We know all about how grief can cause inflammation, joint pain, headaches, stomach problems, lower immune system, cause heart problems, sleep problems, coping negatives.  But the toll on body can be eclipsed by the toll emotionally.  We can get lost in the sorrow, stay at that grieving space, and wallow in it because it takes too much work to crawl out from under the weight of grief.  Sometimes we use the excuse that, with that perpetual sorrow, we are honoring that person we have lost.  There is no timeline to sorrow.  Each loss is different.  Each loss takes healing work.  If we do not do the work, we are, in some way, crippled.

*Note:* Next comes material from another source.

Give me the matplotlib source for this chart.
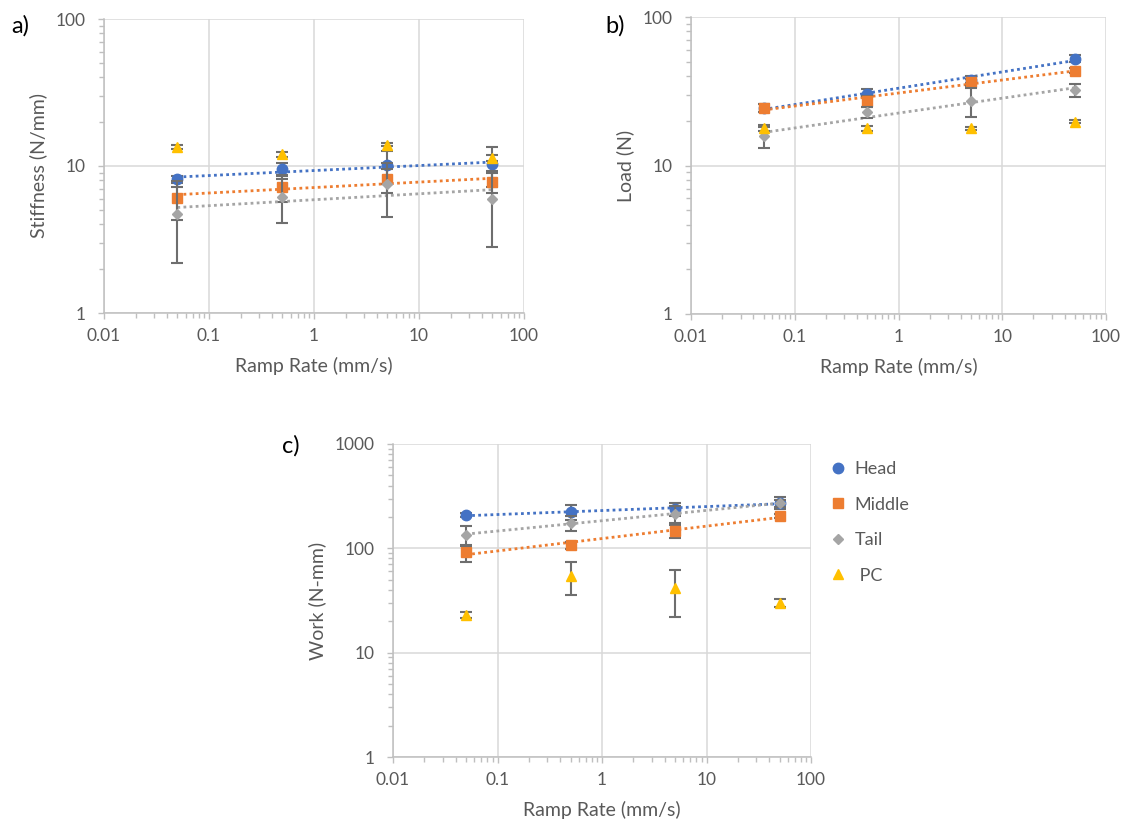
import matplotlib

matplotlib.use("Agg")
import matplotlib.pyplot as plt
import numpy as np
from matplotlib.ticker import FixedLocator, LogLocator, NullFormatter

plt.rcParams["font.family"] = ["Lato", "DejaVu Sans"]

# ramp rates (mm/s)
rates = [0.05, 0.5, 5, 50]
series_names = ["Head", "Middle", "Tail", "PC"]

# a) stiffness (N/mm), mean and error
stiff_head = [8.1, 9.5, 10.1, 10.3]
stiff_head_err = [0.4, 1.0, 2.5, 3.1]
stiff_middle = [6.1, 7.2, 8.1, 7.8]
stiff_middle_err = [1.8, 1.5, 1.5, 1.2]
stiff_tail = [4.7, 6.15, 7.5, 6.0]
stiff_tail_err = [2.5, 2.05, 3.0, 3.2]
stiff_pc = [13.5, 12.0, 14.0, 11.3]
stiff_pc_err = [0.4, 0.5, 0.4, 0.5]

# b) load (N)
load_head = [24.3, 30.5, 37.9, 52.5]
load_head_err = [1.5, 2.0, 2.0, 3.0]
load_middle = [24.5, 27.1, 36.4, 43.5]
load_middle_err = [1.5, 2.5, 2.0, 1.5]
load_tail = [15.7, 22.8, 27.1, 32.0]
load_tail_err = [2.5, 2.0, 6.0, 3.2]
load_pc = [17.9, 17.8, 17.8, 19.7]
load_pc_err = [0.8, 0.6, 0.5, 0.5]

# c) work (N-mm)
work_head = [208, 224, 236, 274]
work_head_err = [8, 38, 34, 34]
work_middle = [91.5, 107, 147, 205]
work_middle_err = [17, 8, 22, 10]
work_tail = [135, 176, 214, 270]
work_tail_err = [29, 30, 40, 20]
work_pc = [22.8, 54.6, 41.8, 29.9]
work_pc_err = [1.5, 19, 20, 2.5]

COLORS = {"Head": "#4472C4", "Middle": "#ED7D31", "Tail": "#A5A5A5", "PC": "#FFC000"}
MARKERS = {"Head": ("o", 7.5), "Middle": ("s", 7.5), "Tail": ("D", 5.0), "PC": ("^", 7.0)}
TEXT_GREY = "#595959"
GRID_GREY = "#D9D9D9"
AXIS_GREY = "#BFBFBF"
ERR_GREY = "#6E6E6E"

W, H = 1124, 826


def px_axes(fig, left, top, right, bottom):
    return fig.add_axes([left / W, 1 - bottom / H, (right - left) / W, (bottom - top) / H])


def style_axes(ax, ylim, ylabel):
    ax.set_xscale("log")
    ax.set_yscale("log")
    ax.set_xlim(0.01, 100)
    ax.set_ylim(*ylim)
    decades = np.log10(ylim)
    ax.yaxis.set_major_locator(FixedLocator(10.0 ** np.arange(decades[0], decades[1] + 1)))
    ax.xaxis.set_major_locator(FixedLocator([0.01, 0.1, 1, 10, 100]))
    ax.xaxis.set_minor_locator(LogLocator(base=10, subs=np.arange(2, 10)))
    ax.yaxis.set_minor_locator(LogLocator(base=10, subs=np.arange(2, 10)))
    ax.xaxis.set_minor_formatter(NullFormatter())
    ax.yaxis.set_minor_formatter(NullFormatter())
    ax.set_xticklabels(["0.01", "0.1", "1", "10", "100"])
    ax.set_yticklabels([f"{v:g}" for v in ax.get_yticks()])
    ax.grid(True, which="major", color=GRID_GREY, lw=1.1)
    ax.set_axisbelow(True)
    for side in ("top", "right"):
        ax.spines[side].set_visible(False)
    for side in ("left", "bottom"):
        ax.spines[side].set_color(AXIS_GREY)
        ax.spines[side].set_linewidth(1.1)
    ax.tick_params(which="major", direction="out", length=4, width=1, color=AXIS_GREY,
                   labelsize=12.5, labelcolor=TEXT_GREY)
    ax.tick_params(which="minor", direction="out", length=3.5, width=1, color=AXIS_GREY)
    ax.tick_params(axis="y", which="major", pad=9)
    ax.tick_params(axis="x", which="major", pad=7)
    ax.set_xlabel("Ramp Rate (mm/s)", fontsize=14, color=TEXT_GREY, labelpad=9)
    ax.set_ylabel(ylabel, fontsize=14, color=TEXT_GREY, labelpad=6)


def draw_series(ax, data):
    x = np.array(rates)
    handles = []
    for z, name in enumerate(series_names):
        y, err = data[name]
        y = np.array(y)
        color = COLORS[name]
        marker, size = MARKERS[name]
        if name != "PC":
            # Excel-style power trendline fitted in log-log space
            b, a = np.polyfit(np.log10(x), np.log10(y), 1)
            ax.plot(x, 10 ** (a + b * np.log10(x)), ls=(0, (1, 1.2)), lw=2.0,
                    color=color, zorder=3 + z)
        ax.errorbar(x, y, yerr=err, fmt="none", ecolor=ERR_GREY, elinewidth=1.5,
                    capsize=4.5, capthick=1.5, zorder=4 + z)
        h, = ax.plot(x, y, ls="none", marker=marker, ms=size, color=color,
                     markeredgecolor=color, zorder=5 + z, label=name)
        handles.append(h)
    return handles


fig = plt.figure(figsize=(W / 100, H / 100), dpi=100)
fig.patch.set_facecolor("white")

ax_a = px_axes(fig, 104, 19, 524, 313)
style_axes(ax_a, (1, 100), "Stiffness (N/mm)")
draw_series(ax_a, {
    "Head": (stiff_head, stiff_head_err),
    "Middle": (stiff_middle, stiff_middle_err),
    "Tail": (stiff_tail, stiff_tail_err),
    "PC": (stiff_pc, stiff_pc_err),
})

ax_b = px_axes(fig, 691, 17, 1106, 314)
style_axes(ax_b, (1, 100), "Load (N)")
draw_series(ax_b, {
    "Head": (load_head, load_head_err),
    "Middle": (load_middle, load_middle_err),
    "Tail": (load_tail, load_tail_err),
    "PC": (load_pc, load_pc_err),
})

ax_c = px_axes(fig, 393, 444, 811, 757)
style_axes(ax_c, (1, 1000), "Work (N-mm)")
handles = draw_series(ax_c, {
    "Head": (work_head, work_head_err),
    "Middle": (work_middle, work_middle_err),
    "Tail": (work_tail, work_tail_err),
    "PC": (work_pc, work_pc_err),
})

fig.legend(handles=handles, labels=["Head", "Middle", "Tail", " PC"],
           loc="upper left", bbox_to_anchor=(815 / W, 1 - 445 / H),
           frameon=False, fontsize=13, labelcolor=TEXT_GREY,
           handlelength=0.8, handletextpad=0.5, labelspacing=1.08)

for label, (px, py) in zip(["a)", "b)", "c)"], [(20, 26), (615, 26), (291, 446)]):
    fig.text(px / W, 1 - py / H, label, fontsize=17, color="black",
             ha="center", va="center")

fig.savefig("out.png", dpi=100)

It is said that research has found it takes about 12 months to stabilize after loss.  If it stays as excruciating, and disabling, either physically, intellectually, emotionally, or spiritually, then it becomes complicated grief.  We are left in no man’s land of persistent longing, withdrawn, unable to find who we are since that mighty blow and change of loss. 

There are so many levels of grief, so many kinds of grief, so many ways to react to grief.  But typically, grief runs its course but there are those who might stay stuck in unresolved grief where one is overwhelmed, at a lost with coping strategies, in denial, allowing oneself to get lost in the grief.  It is in the second year that the real work on grief begins and most people will begin that work in order to get relief from the side effects of loss. 

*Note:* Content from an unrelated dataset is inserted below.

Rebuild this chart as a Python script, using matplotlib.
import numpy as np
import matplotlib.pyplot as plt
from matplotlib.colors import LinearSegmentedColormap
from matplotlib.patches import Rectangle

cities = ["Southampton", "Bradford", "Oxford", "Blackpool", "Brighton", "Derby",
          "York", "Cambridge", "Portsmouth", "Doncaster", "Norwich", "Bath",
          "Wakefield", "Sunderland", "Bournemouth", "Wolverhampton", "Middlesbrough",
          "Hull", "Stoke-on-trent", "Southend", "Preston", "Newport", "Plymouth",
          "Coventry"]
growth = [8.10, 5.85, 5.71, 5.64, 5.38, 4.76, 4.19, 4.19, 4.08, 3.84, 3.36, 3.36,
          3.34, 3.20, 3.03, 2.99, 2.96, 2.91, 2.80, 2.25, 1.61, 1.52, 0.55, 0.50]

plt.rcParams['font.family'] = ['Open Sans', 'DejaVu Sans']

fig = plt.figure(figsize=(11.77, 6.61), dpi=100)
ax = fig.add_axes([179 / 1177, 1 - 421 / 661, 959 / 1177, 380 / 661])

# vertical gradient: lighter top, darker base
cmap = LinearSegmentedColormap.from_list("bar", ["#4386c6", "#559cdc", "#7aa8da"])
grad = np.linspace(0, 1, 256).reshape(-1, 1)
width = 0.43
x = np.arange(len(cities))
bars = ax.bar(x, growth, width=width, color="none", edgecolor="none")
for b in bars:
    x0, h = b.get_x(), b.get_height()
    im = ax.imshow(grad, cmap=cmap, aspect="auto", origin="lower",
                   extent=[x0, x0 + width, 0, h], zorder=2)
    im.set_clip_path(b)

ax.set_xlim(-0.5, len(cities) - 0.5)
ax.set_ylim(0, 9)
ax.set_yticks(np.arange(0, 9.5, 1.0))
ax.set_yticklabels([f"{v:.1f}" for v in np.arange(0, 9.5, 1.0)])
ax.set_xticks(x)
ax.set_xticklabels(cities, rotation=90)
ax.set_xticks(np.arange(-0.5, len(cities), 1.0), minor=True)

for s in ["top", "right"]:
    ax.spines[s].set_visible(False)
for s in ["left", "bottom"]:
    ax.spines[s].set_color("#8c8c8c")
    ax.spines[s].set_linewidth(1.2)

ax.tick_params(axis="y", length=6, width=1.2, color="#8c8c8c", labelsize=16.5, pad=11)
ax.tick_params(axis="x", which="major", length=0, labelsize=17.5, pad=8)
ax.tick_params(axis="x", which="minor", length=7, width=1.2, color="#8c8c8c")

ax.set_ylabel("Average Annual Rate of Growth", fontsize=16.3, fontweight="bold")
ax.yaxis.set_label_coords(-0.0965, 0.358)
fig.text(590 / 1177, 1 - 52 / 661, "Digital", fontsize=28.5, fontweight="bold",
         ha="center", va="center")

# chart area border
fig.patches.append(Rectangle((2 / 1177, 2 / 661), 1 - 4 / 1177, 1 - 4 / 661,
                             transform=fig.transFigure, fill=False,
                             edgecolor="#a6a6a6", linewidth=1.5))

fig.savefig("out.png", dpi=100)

Ignoring it does not make it go away.  Denial does not make it go away.  Substituting comfort food, drugs, alcohol, behavior, does not make it go away.  We can become numb.  But as we stuff the sorrow, it grows exponentially, and we fall into more and more discomfort and we lose our balance and harmony of life.  We can go into Grief Fog.  I call it grief brain” where we stumble, drop things, put things in wrong places, knock things off, cannot think clearly or make decisions.  We can move into more and more isolation as we dwell on the past and then there is the anxiety.  The anxiety is all about losing another loved one. 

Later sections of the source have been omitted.